Is it “fair” that illegal immigrants and foreign exchange students are allowed to play high school football on Friday nights and to participate in extra curricular activities at public schools, while many of their peers, who are legal US citizens but who happen to be homeschooled, are being denied “equal” access to the same opportunities in their local communities?
In Virginia last week, seven Democrats and a lone Republican, perhaps unaware or unmoved by such a discrepancy, made the point moot and rejected the so called “Tebow Bill” that sought to “level the playing field.” 
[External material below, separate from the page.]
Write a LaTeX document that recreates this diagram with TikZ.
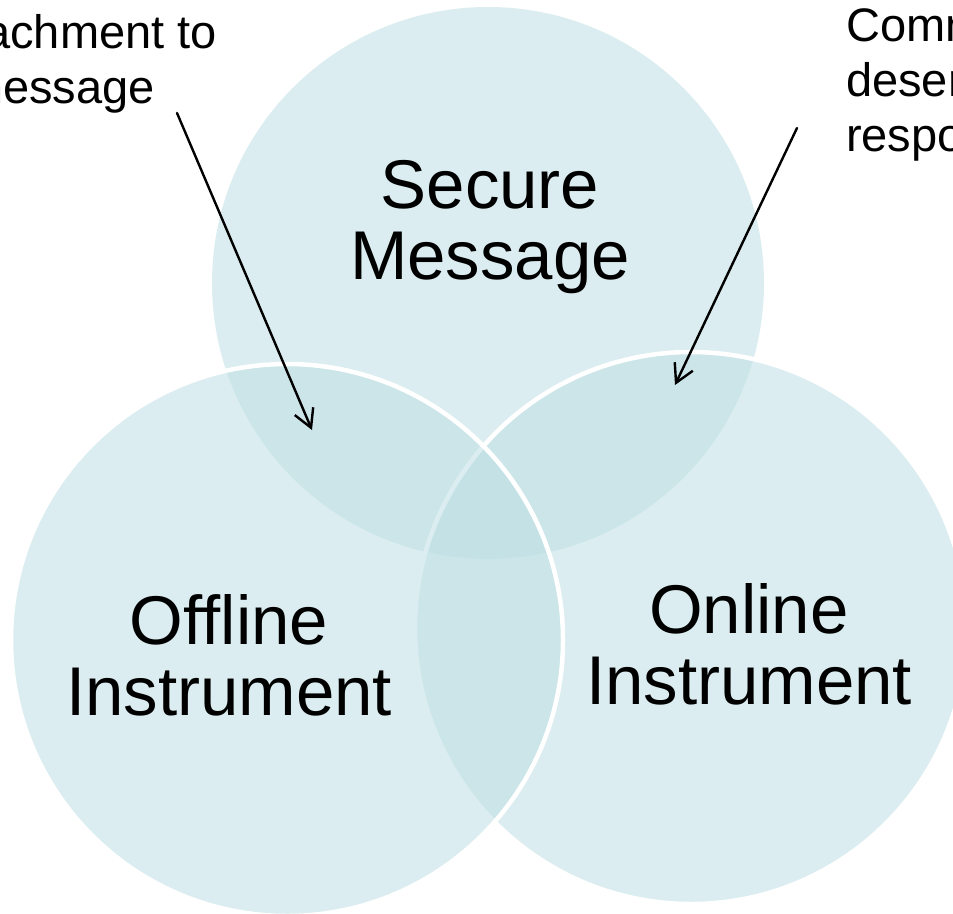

In the weeks preceding the committee vote, the national media took an interest in Virginia’s version of the “Tebow Bill.” Most notably, Laura Ingraham, “the most listened-to woman in political talk radio in the United States,” had a memorable exchange discussing the measure on her show with guest Ken Tilley, Executive Director of the Virginia High School League (VHSL) and a fierce opponent of the bill. According to the Washington Post “The current ban against home-schoolers is the result of long-standing policy set by the Virginia High School League, which governs interscholastic sports and other activities in Virginia’s more than 300 high schools.” 
After Tilley put forth several reasons for the opposition such as “participation is a privilege not a right” and “equity and fairness,” Ingraham, whose conservatism, wisdom and wit is like kryptonite to the left’s speciousness, took to task Tilley’s “equity arguments.” Ingraham highlighted how exemptions seemingly are being made for every group except homeschoolers and the country’s big push for inclusiveness doesn't include tax paying parents that choose to homeschool. At one point, Ingraham asked Tilley if undocumented immigrants have to have parents residing in the attendance zones to compete and the response given was “We don’t address that point.”  
By calling out the practice of giving exemptions to some (illegal immigrants andforeign exchange students) but denying similar treatment to others (homeschooled US citizens), Ingraham invalidated Tilley’s core talking points. More importantly, Ingraham offered a new dynamic over “what’s fair” conspicuously absent in both previous and current debates.